The federal complaint, which was actually filed weeks ago by the U.S Attorney for the Eastern District, notes that Harris told the NYPD after the first arrest that she was walking through a “Jewish neighborhood.” It also said she acknowledged saying “Fuck you Jews” at some point during the three separate assaults. It includes a warrant for Harris’s arrest. Schreibersdorf said this means the government could take her as soon as she’s released from the hospital and hold her on bail.

“She will potentially have been stable at that point,” she explained. “And the worst thing you could do to somebody who's just been stabilized is to incarcerate them. So it's actually creating the exact problem that these bail laws were designed to remedy, which is to stop using jail for people who have mental illness.”

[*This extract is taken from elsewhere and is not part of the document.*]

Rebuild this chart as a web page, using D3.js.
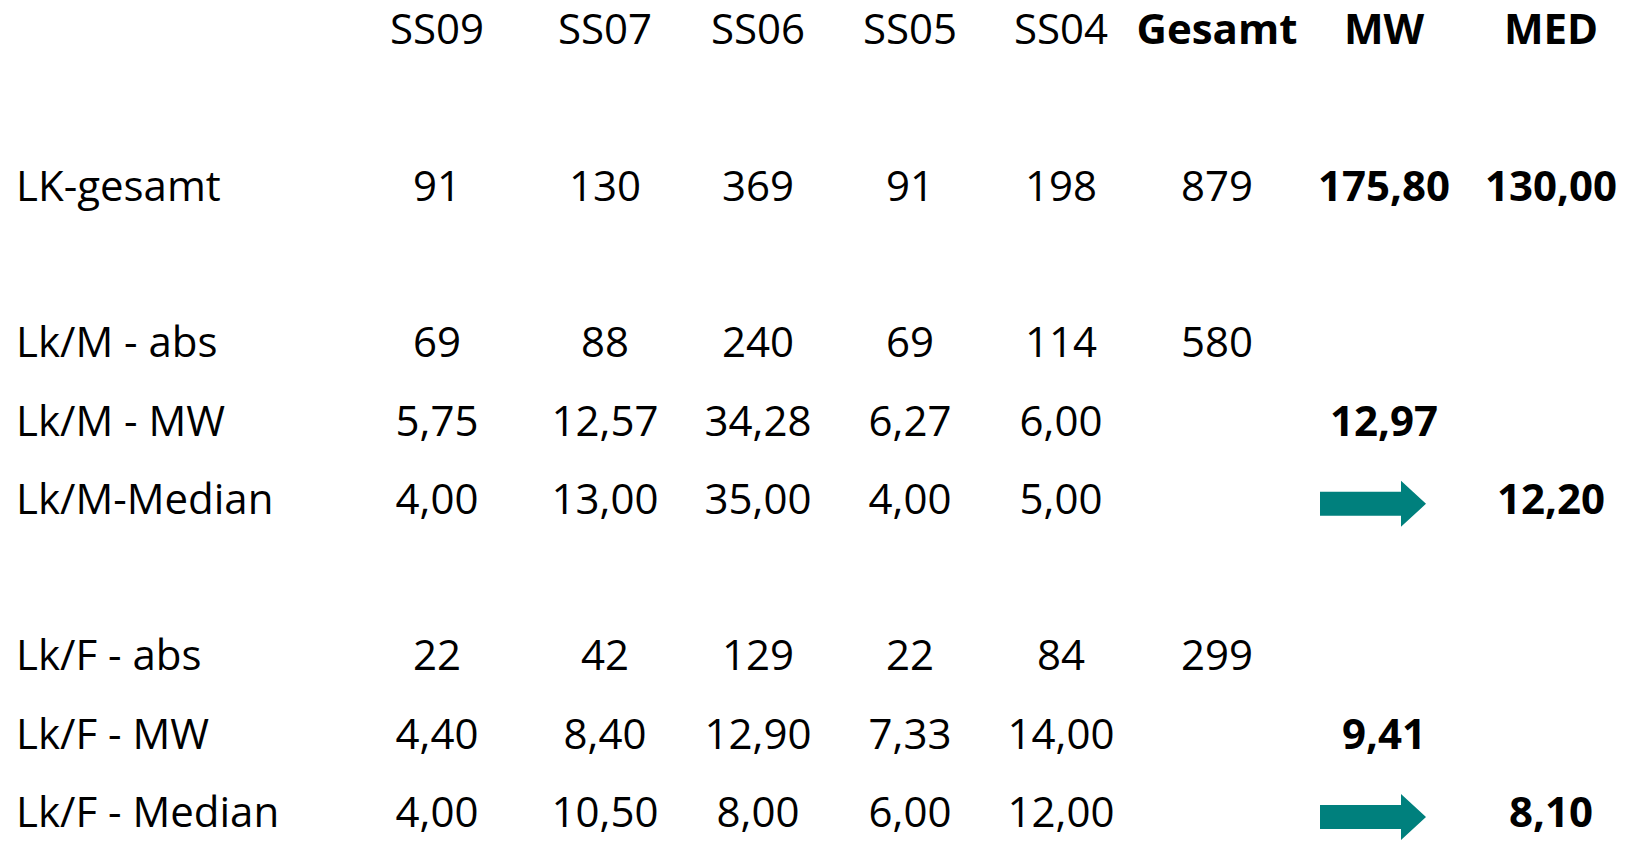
<!DOCTYPE html>
<html>
<head>
<meta charset="utf-8">
<script src="https://cdn.jsdelivr.net/npm/d3@7"></script>
<style>
  html, body { margin: 0; padding: 0; background: #fff; }
  svg text { font-family: 'Open Sans', sans-serif; fill: #000; }
</style>
</head>
<body>
<svg id="chart" width="1629" height="841"></svg>
<script>
// Spaltenköpfe
const semesters = ['SS09', 'SS07', 'SS06', 'SS05', 'SS04'];
const summaryHeads = ['Gesamt', 'MW', 'MED'];

// Zeilen (Werte je Semester)
const lkGesamt = [91, 130, 369, 91, 198];
const lkMAbs = [69, 88, 240, 69, 114];
const lkMMW = [5.75, 12.57, 34.28, 6.27, 6.0];
const lkMMedian = [4.0, 13.0, 35.0, 4.0, 5.0];
const lkFAbs = [22, 42, 129, 22, 84];
const lkFMW = [4.4, 8.4, 12.9, 7.33, 14.0];
const lkFMedian = [4.0, 10.5, 8.0, 6.0, 12.0];

// Summen / Mittelwerte / Mediane
const gesamtValues = { lkGesamt: 879, lkMAbs: 580, lkFAbs: 299 };
const mwValues = { lkGesamt: 175.8, lkMMW: 12.97, lkFMW: 9.41 };
const medValues = { lkGesamt: 130.0, lkMMedian: 12.2, lkFMedian: 8.1 };

const rows = [
  { key: 'lkGesamt', label: 'LK-gesamt', values: lkGesamt, int: true },
  { key: 'lkMAbs', label: 'Lk/M - abs', values: lkMAbs, int: true },
  { key: 'lkMMW', label: 'Lk/M - MW', values: lkMMW },
  { key: 'lkMMedian', label: 'Lk/M-Median', values: lkMMedian, arrow: true },
  { key: 'lkFAbs', label: 'Lk/F - abs', values: lkFAbs, int: true },
  { key: 'lkFMW', label: 'Lk/F - MW', values: lkFMW },
  { key: 'lkFMedian', label: 'Lk/F - Median', values: lkFMedian, arrow: true }
];
// Zeilenraster: Kopf in Slot 0, Leerzeilen dazwischen
const rowSlots = [2, 4, 5, 6, 8, 9, 10];

const locale = d3.formatLocale({ decimal: ',', thousands: '.', grouping: [3] });
const f2 = locale.format('.2f');
const f0 = locale.format('d');

const svg = d3.select('#chart');
const fontSize = 42;

const columns = semesters.concat(summaryHeads);
const x = d3.scaleOrdinal()
  .domain(columns)
  .range([437, 605, 758, 910, 1061, 1217, 1384, 1551]);
const y = d3.scaleLinear().domain([0, 10]).range([44, 827]);

// Kopfzeile
svg.append('g')
  .selectAll('text')
  .data(columns)
  .enter()
  .append('text')
  .attr('x', d => x(d))
  .attr('y', y(0))
  .attr('text-anchor', 'middle')
  .style('font-size', fontSize + 'px')
  .style('font-weight', d => (summaryHeads.includes(d) ? 700 : 400))
  .text(d => d);

const body = svg.append('g');

rows.forEach((r, i) => {
  const yy = y(rowSlots[i]);
  const fmt = r.int ? f0 : f2;

  body.append('text')
    .attr('x', 16)
    .attr('y', yy)
    .style('font-size', fontSize + 'px')
    .text(r.label);

  const cells = r.values.map((v, j) => ({ col: semesters[j], text: fmt(v), bold: false }));
  if (gesamtValues[r.key] != null) cells.push({ col: 'Gesamt', text: f0(gesamtValues[r.key]), bold: false });
  if (mwValues[r.key] != null) cells.push({ col: 'MW', text: f2(mwValues[r.key]), bold: true });
  if (medValues[r.key] != null) cells.push({ col: 'MED', text: f2(medValues[r.key]), bold: true });

  body.selectAll(null)
    .data(cells)
    .enter()
    .append('text')
    .attr('x', d => x(d.col))
    .attr('y', yy)
    .attr('text-anchor', 'middle')
    .style('font-size', fontSize + 'px')
    .style('font-weight', d => (d.bold ? 700 : 400))
    .text(d => d.text);

  // Pfeil MW -> MED
  if (r.arrow) {
    const x0 = x('MW') - 64;
    const len = 106;
    const head = 25;
    const cy = yy - 10;
    const sh = 12; // halbe Schaftbreite
    const hh = 23; // halbe Spitzenhöhe
    const p = d3.path();
    p.moveTo(x0, cy - sh);
    p.lineTo(x0 + len - head, cy - sh);
    p.lineTo(x0 + len - head, cy - hh);
    p.lineTo(x0 + len, cy);
    p.lineTo(x0 + len - head, cy + hh);
    p.lineTo(x0 + len - head, cy + sh);
    p.lineTo(x0, cy + sh);
    p.closePath();
    body.append('path')
      .attr('d', p.toString())
      .style('fill', '#00807d');
  }
});
</script>
</body>
</html>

A spokesman for the U.S. Attorney’s Office in the Eastern District said the government would wait for Harris to be arraigned on local charges.

The Brooklyn District Attorney’s office said the top count in the indictment is assault in the third degree as a hate crime, a low-level felony which is no longer eligible for bail. A spokesman declined to comment on the new federal charges.

Kami Chavis, a law professor who directs the Criminal Justice Program at Wake Forest University School of Law, is an expert on hate crime laws and said it’s important for the federal government to step in and file charges. But she said it’s unusual for the federal government to do so when the local prosecutor has already taken action. She questioned whether there could be political overtones given the controversy over New York’s new bail reform.

“There’s been an uptick in hate crimes since 2016,” she noted. “Why now? Why this case? There’s so many other horrific cases where the federal government has not intervened.”

But some Jewish leaders applauded the government’s action. Rabbi David Niederman, head of United Jewish Organizations, called the decision to file hate crime charges against Harris a powerful message.

“When you commit a hate crime, you should know, it could be not only punishable by New York City state penal code but it can be a federal crime,” he said.